If you've never had Japanese canned bread, there is a novelty factor. Hey, bread in a can! But with so many delicious bakeries in the country, there's the simple question of why anyone would want it.

Which brings us back to the the novelty factor. Sure, you can carry it around, chuck it in your backpack. What canned bread does allow is the commodification of popular games or anime in way that bread wrapped in plastic bags does not. Slap an illustrated label on a can of bread, and bam, you've got Dream Club canned bread. Magic! It's much more striking than, say, Pokémon bread.



Called "pan" in Japanese, bread has a long history in the country, dating back centuries.

Bread in a can became popular among otaku around 2006 or 2007. Pan Akimoto began selling Clannad canned bread; bread plays a role in the popular visual novel as the main heroine's parents operate a bakery.

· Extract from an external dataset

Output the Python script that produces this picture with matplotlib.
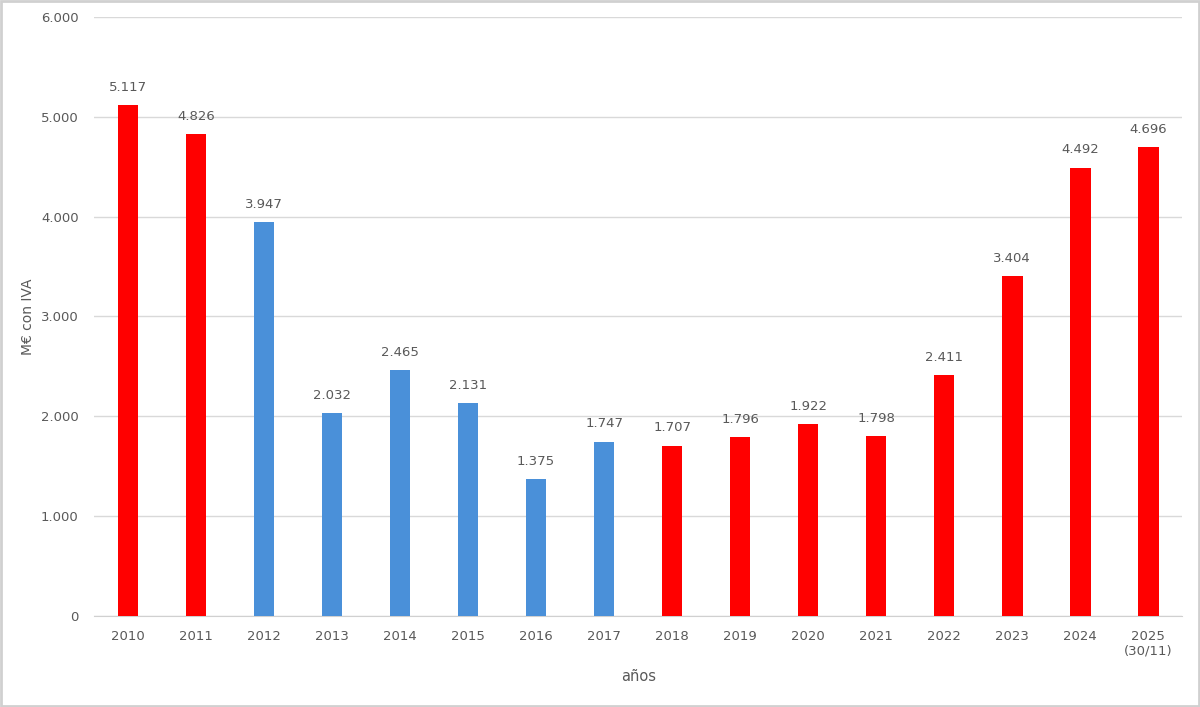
import matplotlib.pyplot as plt
from matplotlib.patches import Rectangle

# data
years = ['2010', '2011', '2012', '2013', '2014', '2015', '2016', '2017',
         '2018', '2019', '2020', '2021', '2022', '2023', '2024', '2025\n(30/11)']
values = [5117, 4826, 3947, 2032, 2465, 2131, 1375, 1747,
          1707, 1796, 1922, 1798, 2411, 3404, 4492, 4696]
blue_years = ['2012', '2013', '2014', '2015', '2016', '2017']

red = '#FF0000'
blue = '#4A90D9'
grey_txt = '#595959'

def fmt(v):
    return f'{v:,}'.replace(',', '.')

fig = plt.figure(figsize=(12, 7.07), dpi=100)
ax = fig.add_axes([0.0783, 0.1287, 0.907, 0.8473])

colors = [blue if y in blue_years else red for y in years]
x = range(len(years))
bars = ax.bar(x, values, width=0.3, color=colors, zorder=3)

for b, v in zip(bars, values):
    ax.annotate(fmt(v), (b.get_x() + b.get_width() / 2, v),
                xytext=(0, 8), textcoords='offset points',
                ha='center', va='bottom', fontsize=9.5, color=grey_txt)

ax.set_xlim(-0.5, len(years) - 0.5)
ax.set_ylim(0, 6000)
ax.set_yticks(range(0, 6001, 1000))
ax.set_yticklabels([fmt(t) for t in range(0, 6001, 1000)])
ax.set_xticks(list(x))
ax.set_xticklabels(years)
ax.tick_params(length=0, labelsize=9.5, colors=grey_txt, pad=10)
ax.tick_params(axis='y', pad=11)
ax.grid(axis='y', color='#D9D9D9', linewidth=1, zorder=0)
for s in ['top', 'right', 'left']:
    ax.spines[s].set_visible(False)
ax.spines['bottom'].set_color('#D0D0D0')

ax.set_ylabel('M€ con IVA', fontsize=10, color=grey_txt, labelpad=4)
ax.set_xlabel('años', fontsize=10.5, color=grey_txt, labelpad=8)

fig.patches.append(Rectangle((0.001, 0.001), 0.998, 0.997, transform=fig.transFigure,
                             fill=False, edgecolor='#D0D0D0', linewidth=2))

fig.savefig('out.png', dpi=100)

Around that same time, canned udon and canned oden were popular in Akihabara, because both were easy meals. Also, there was once again the novelty factor of being able to buy noodles in a can.


Clannad canned bread, which was available in Akihabara retailers and vending machines, came in several flavors: chocolate, green tea, strawberry, butter, raisin, blueberry, and milk. It set off a slew of canned bread clones.

Pan Akimoto started selling canned bread after the Kobe Earthquake in 1995.



Canned bread is not a Japanese innovation. It's been available in New England for decades—B&M Brown Bread is a camping and emergency food stash stable. As Flak Magazine points out, canned bread is "a throwback to an era in American history when they canned whole chickens".


Boston brown bread was born out of necessity. Colonists baked bread from the resources they had, and since not all settlers had ovens, they cooked the bread in cans. (Here is a recipe for Boston brown bread.)

But this time around, Dream Club, never one to shy away from innuendo, has a bread, or "pan", joke—a pun on underpants.